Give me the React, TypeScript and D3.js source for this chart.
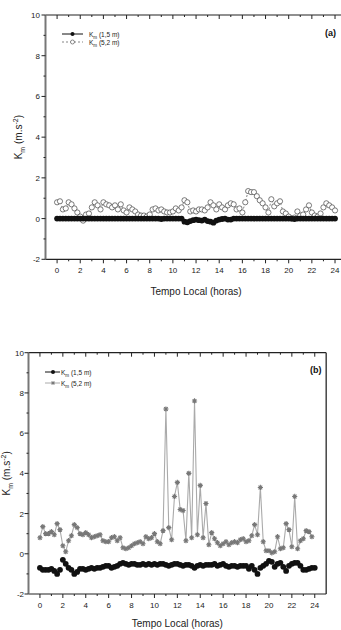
import React, { useEffect, useRef } from 'react';
import * as d3 from 'd3';

// Horas locais, amostragem de 15 min
const STEP_H = 0.25;
const X_TICKS = d3.range(0, 25, 1);
const Y_TICKS = d3.range(-2, 11, 1);

// Painel (a)
const KM_A_15: number[] = [
  0, 0, 0, 0, 0, 0, 0, 0,
  0, 0, 0, 0, 0, 0, 0, 0,
  0, 0, 0, 0, 0, 0, 0, 0,
  0, 0, 0, 0, 0, 0, 0, 0,
  0, 0, 0, 0, -0.02, 0, 0, 0,
  0, 0, 0, 0, -0.15, -0.18, -0.12, -0.08,
  -0.05, -0.08, -0.1, -0.05, -0.12, -0.15, -0.2, -0.1,
  -0.05, -0.02, 0, -0.05, -0.05, 0, 0, 0,
  0, 0, 0, 0, 0, 0, 0, 0,
  0, 0, 0, 0, 0, 0, 0, 0,
  0, 0, -0.02, 0, 0, 0, 0, 0,
  0, 0, 0, 0, 0, 0, 0, 0,
  0,
];
const KM_A_52: number[] = [
  0.8, 0.85, 0.45, 0.5, 0.8, 0.7, 0.5, 0.3,
  0.1, -0.1, 0.2, 0.25, 0.55, 0.8, 0.65, 0.45,
  0.8, 0.7, 0.65, 0.55, 0.65, 0.45, 0.7, 0.4,
  0.3, 0.55, 0.45, 0.35, 0.2, 0.15, 0.15, 0.1,
  0.2, 0.45, 0.5, 0.4, 0.45, 0.35, 0.3, 0.3,
  0.35, 0.5, 0.4, 0.55, 0.9, 0.8, 0.35, 0.4,
  0.35, 0.45, 0.45, 0.4, 0.55, 0.8, 0.65, 0.45,
  0.7, 0.55, 0.45, 0.65, 0.75, 0.7, 0.45, 0.5,
  0.3, 0.8, 1.35, 1.3, 1.3, 1.1, 0.9, 0.75,
  0.55, 0.3, 0.95, 0.6, 0.75, 0.85, 0.35, 0.25,
  0.1, 0.0, 0.05, 0.35, 0.15, 0.2, 0.45, 0.65,
  0.3, 0.15, 0.1, 0.25, 0.55, 0.75, 0.65, 0.55,
  0.4,
];

// Painel (b)
const KM_B_15: number[] = [
  -0.7, -0.8, -0.8, -0.8, -0.75, -0.85, -1.0, -0.8,
  -0.3, -0.5, -0.7, -0.8, -1.0, -0.9, -0.75, -0.75,
  -0.8, -0.75, -0.7, -0.75, -0.7, -0.7, -0.65, -0.6,
  -0.6, -0.7, -0.65, -0.6, -0.5, -0.45, -0.5, -0.55,
  -0.5, -0.5, -0.55, -0.55, -0.5, -0.55, -0.5, -0.55,
  -0.5, -0.55, -0.5, -0.5, -0.55, -0.6, -0.55, -0.5,
  -0.5, -0.55, -0.6, -0.55, -0.55, -0.6, -0.7, -0.6,
  -0.55, -0.6, -0.55, -0.55, -0.55, -0.5, -0.6, -0.55,
  -0.5, -0.6, -0.65, -0.6, -0.6, -0.65, -0.6, -0.6,
  -0.6, -0.75, -0.6, -0.8, -1.0, -0.7, -0.6, -0.5,
  -0.35, -0.4, -0.65, -0.5, -0.45, -0.65, -0.85, -0.6,
  -0.5, -0.45, -0.45, -0.6, -0.8, -0.8, -0.75, -0.7,
  -0.7,
];
const KM_B_52: number[] = [
  0.8, 1.35, 1.0, 1.0, 1.1, 0.95, 1.5, 1.2,
  0.4, 0.1, 0.65, 0.9, 1.45, 1.3, 1.0, 0.95,
  1.05, 0.95, 0.8, 0.85, 0.9, 0.95, 0.65, 0.6,
  0.6, 0.8, 0.85, 0.65, 0.8, 0.3, 0.25, 0.3,
  0.4, 0.5, 0.55, 0.6, 0.5, 0.85, 0.75, 0.8,
  1.0, 0.6, 0.5, 1.15, 7.2, 1.3, 0.7, 2.85,
  3.55, 2.2, 2.15, 0.65, 4.0, 0.8, 7.6, 0.95,
  3.4, 0.8, 2.5, 0.45, 1.05, 0.75, 0.55, 0.4,
  0.5, 0.6, 0.45, 0.55, 0.6, 0.55, 0.7, 0.75,
  0.6, 0.65, 0.9, 1.45, 0.95, 3.3, 0.6, 0.15,
  0.15, 0.05, 0.1, 0.85, 0.25, 0.3, 1.5, 1.2,
  0.35, 2.85, 0.25, 0.65, 0.75, 1.15, 1.1, 0.85,
];

const FONT = 'Liberation Sans, Arial, sans-serif';

interface Pt { h: number; v: number; }
const toPts = (vals: number[]): Pt[] => vals.map((v, i) => ({ h: i * STEP_H, v }));

interface PanelCfg {
  left: number; right: number; top: number; bottom: number;
  tickLabelX: number; yLabelX: number; xLabelY: number;
  tag: string; tagX: number; tagY: number;
  legX: number; legY: number;
  low: number[]; high: number[];
  mode: 'a' | 'b';
}

const PANELS: PanelCfg[] = [
  {
    left: 45.5, right: 346.6, top: 15, bottom: 259.3,
    tickLabelX: 40, yLabelX: 22, xLabelY: 295,
    tag: '(a)', tagX: 325, tagY: 36,
    legX: 62, legY: 34,
    low: KM_A_15, high: KM_A_52, mode: 'a',
  },
  {
    left: 28.5, right: 326.2, top: 352.7, bottom: 594,
    tickLabelX: 24, yLabelX: 10, xLabelY: 627,
    tag: '(b)', tagX: 310, tagY: 373,
    legX: 45, legY: 372,
    low: KM_B_15, high: KM_B_52, mode: 'b',
  },
];

function starPath(r: number) {
  const p: string[] = [];
  for (let k = 0; k < 4; k++) {
    const a = (Math.PI / 4) * k;
    const dx = Math.cos(a) * r, dy = Math.sin(a) * r;
    p.push(`M${-dx},${-dy}L${dx},${dy}`);
  }
  return p.join('');
}

function drawPanel(svg: d3.Selection<SVGSVGElement, unknown, null, undefined>, c: PanelCfg) {
  const x = d3.scaleLinear().domain([-1, 25]).range([c.left, c.right]);
  const y = d3.scaleLinear().domain([-2, 10]).range([c.bottom, c.top]);
  const g = svg.append('g');

  // moldura
  g.append('line').attr('x1', c.left).attr('x2', c.right).attr('y1', c.top).attr('y2', c.top)
    .attr('stroke', '#222').attr('stroke-width', 1.2);
  g.append('line').attr('x1', c.right).attr('x2', c.right).attr('y1', c.top).attr('y2', c.bottom)
    .attr('stroke', '#444').attr('stroke-width', 1.5);
  g.append('line').attr('x1', c.left).attr('x2', c.right).attr('y1', c.bottom).attr('y2', c.bottom)
    .attr('stroke', '#222').attr('stroke-width', 1.2);
  g.append('line').attr('x1', c.left).attr('x2', c.left).attr('y1', c.top).attr('y2', c.bottom)
    .attr('stroke', '#777').attr('stroke-width', 2);

  // ticks x (baixo para fora, topo para dentro)
  X_TICKS.forEach(h => {
    const major = h % 2 === 0;
    const len = major ? 4 : 2;
    g.append('line').attr('x1', x(h)).attr('x2', x(h)).attr('y1', c.bottom).attr('y2', c.bottom + len)
      .attr('stroke', '#222').attr('stroke-width', 1);
    g.append('line').attr('x1', x(h)).attr('x2', x(h)).attr('y1', c.top).attr('y2', c.top + len)
      .attr('stroke', '#222').attr('stroke-width', 1);
    if (major) {
      g.append('text').attr('x', x(h)).attr('y', c.bottom + 14).attr('text-anchor', 'middle')
        .style('font-family', FONT).style('font-size', '8px').attr('fill', '#222').text(String(h));
    }
  });

  // ticks y
  Y_TICKS.forEach(v => {
    const major = v % 2 === 0;
    const len = major ? 4 : 2;
    g.append('line').attr('x1', c.left - len).attr('x2', c.left).attr('y1', y(v)).attr('y2', y(v))
      .attr('stroke', '#222').attr('stroke-width', 1);
    if (major) {
      g.append('text').attr('x', c.tickLabelX).attr('y', y(v) + 3).attr('text-anchor', 'end')
        .style('font-family', FONT).style('font-size', '8px').attr('fill', '#222').text(String(v));
    }
  });

  // rótulos dos eixos
  g.append('text').attr('x', (x(0) + x(24)) / 2).attr('y', c.xLabelY).attr('text-anchor', 'middle')
    .style('font-family', FONT).style('font-size', '10px').attr('fill', '#222').text('Tempo Local (horas)');

  const yl = g.append('text')
    .attr('transform', `translate(${c.yLabelX},${(c.top + c.bottom) / 2}) rotate(-90)`)
    .attr('text-anchor', 'middle')
    .style('font-family', FONT).style('font-size', '10px').attr('fill', '#222');
  yl.append('tspan').text('K');
  yl.append('tspan').attr('dy', 3).style('font-size', '7px').text('m');
  yl.append('tspan').attr('dy', -3).text(' (m.s');
  yl.append('tspan').attr('dy', -4).style('font-size', '7px').text('-2');
  yl.append('tspan').attr('dy', 4).text(')');

  g.append('text').attr('x', c.tagX).attr('y', c.tagY)
    .style('font-family', FONT).style('font-size', '9px').style('font-weight', 'bold').attr('fill', '#111')
    .text(c.tag);

  const low = toPts(c.low);
  const high = toPts(c.high);
  const line = d3.line<Pt>().x(d => x(d.h)).y(d => y(d.v));

  if (c.mode === 'a') {
    g.append('path').datum(high).attr('d', line).attr('fill', 'none')
      .attr('stroke', '#333').attr('stroke-width', 0.6).attr('stroke-dasharray', '2,2');
    g.selectAll('.pa-high').data(high).enter().append('circle').attr('class', 'pa-high')
      .attr('cx', d => x(d.h)).attr('cy', d => y(d.v)).attr('r', 2.6)
      .attr('fill', 'white').attr('stroke', '#444').attr('stroke-width', 0.7);
  } else {
    g.append('path').datum(high).attr('d', line).attr('fill', 'none')
      .attr('stroke', '#aaa').attr('stroke-width', 1.1);
    g.selectAll('.pb-high').data(high).enter().append('path').attr('class', 'pb-high')
      .attr('transform', d => `translate(${x(d.h)},${y(d.v)})`)
      .attr('d', starPath(2.6)).attr('stroke', '#777').attr('stroke-width', 1.1).attr('fill', 'none');
  }

  g.selectAll('.low').data(low).enter().append('circle')
    .attr('cx', d => x(d.h)).attr('cy', d => y(d.v)).attr('r', 2.9).attr('fill', '#111');

  // legenda
  const L = g.append('g').attr('transform', `translate(${c.legX},${c.legY})`);
  const lineW = c.mode === 'a' ? 21 : 15;
  const mx = c.mode === 'a' ? 10.5 : 8;
  const tx = c.mode === 'a' ? 27 : 16;
  L.append('line').attr('x1', 0).attr('x2', lineW).attr('y1', 0).attr('y2', 0).attr('stroke', '#111').attr('stroke-width', 1);
  L.append('circle').attr('cx', mx).attr('cy', 0).attr('r', 2).attr('fill', '#111');
  if (c.mode === 'a') {
    L.append('line').attr('x1', 0).attr('x2', lineW).attr('y1', 8).attr('y2', 8)
      .attr('stroke', '#333').attr('stroke-width', 0.6).attr('stroke-dasharray', '2,2');
    L.append('circle').attr('cx', mx).attr('cy', 8).attr('r', 2).attr('fill', 'white').attr('stroke', '#444').attr('stroke-width', 0.6);
  } else {
    L.append('line').attr('x1', 0).attr('x2', lineW).attr('y1', 11).attr('y2', 11).attr('stroke', '#aaa').attr('stroke-width', 1);
    L.append('path').attr('transform', `translate(${mx},11)`).attr('d', starPath(2)).attr('stroke', '#777').attr('stroke-width', 0.9);
  }
  const labels = ['(1,5 m)', '(5,2 m)'];
  labels.forEach((lb, i) => {
    const t = L.append('text').attr('x', tx).attr('y', (c.mode === 'a' ? 8 : 11) * i + 2.5)
      .style('font-family', FONT).style('font-size', '6.5px').attr('fill', '#222');
    t.append('tspan').text('K');
    t.append('tspan').attr('dy', 2).style('font-size', '4.5px').text('m');
    t.append('tspan').attr('dy', -2).text(' ' + lb);
  });
}

export default function App() {
  const svgRef = useRef<SVGSVGElement>(null);

  useEffect(() => {
    if (!svgRef.current) return;
    const svg = d3.select(svgRef.current);
    svg.selectAll('*').remove();
    PANELS.forEach(p => drawPanel(svg, p));
  }, []);

  return (
    <svg
      ref={svgRef}
      width={341}
      height={630}
      style={{ position: 'absolute', left: 0, top: 0, background: 'white' }}
    />
  );
}
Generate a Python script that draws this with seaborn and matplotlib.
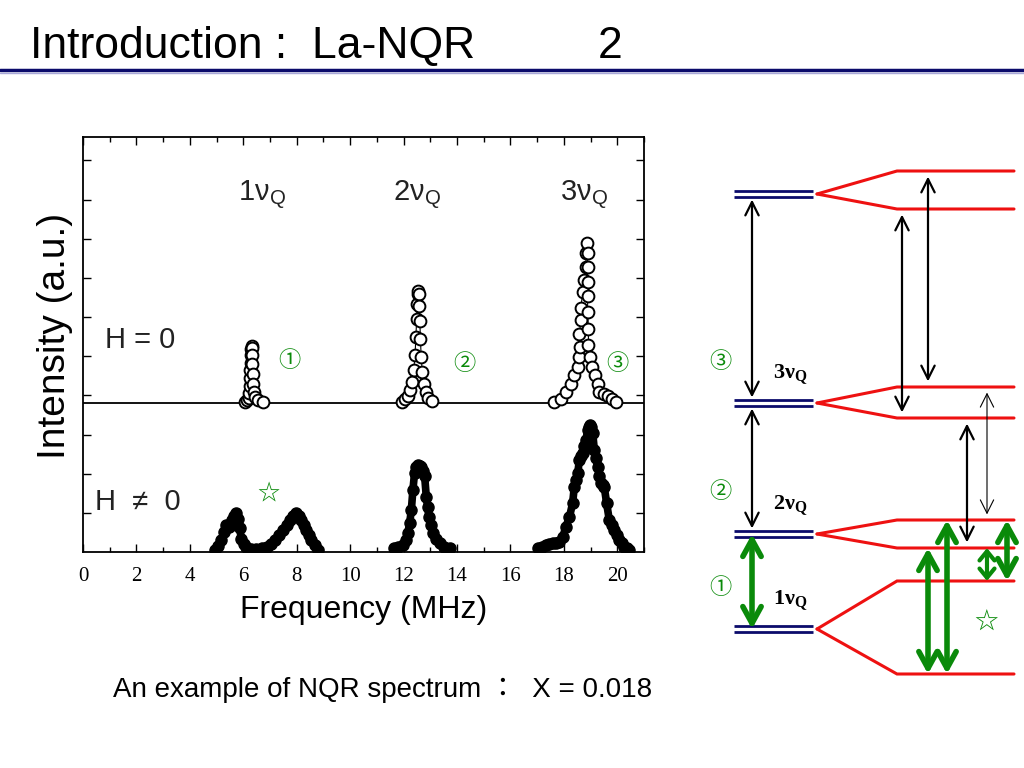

■ Objective: Write down every line from the opening of the listing to the line with "const Y_TICKS = d3.range(-2, 11, 1);", both included, and nothing else; the pictures are omitted.

■ Response to this task:
Give me the React, TypeScript and D3.js source for this chart.
import React, { useEffect, useRef } from 'react';
import * as d3 from 'd3';

// Horas locais, amostragem de 15 min
const STEP_H = 0.25;
const X_TICKS = d3.range(0, 25, 1);
const Y_TICKS = d3.range(-2, 11, 1);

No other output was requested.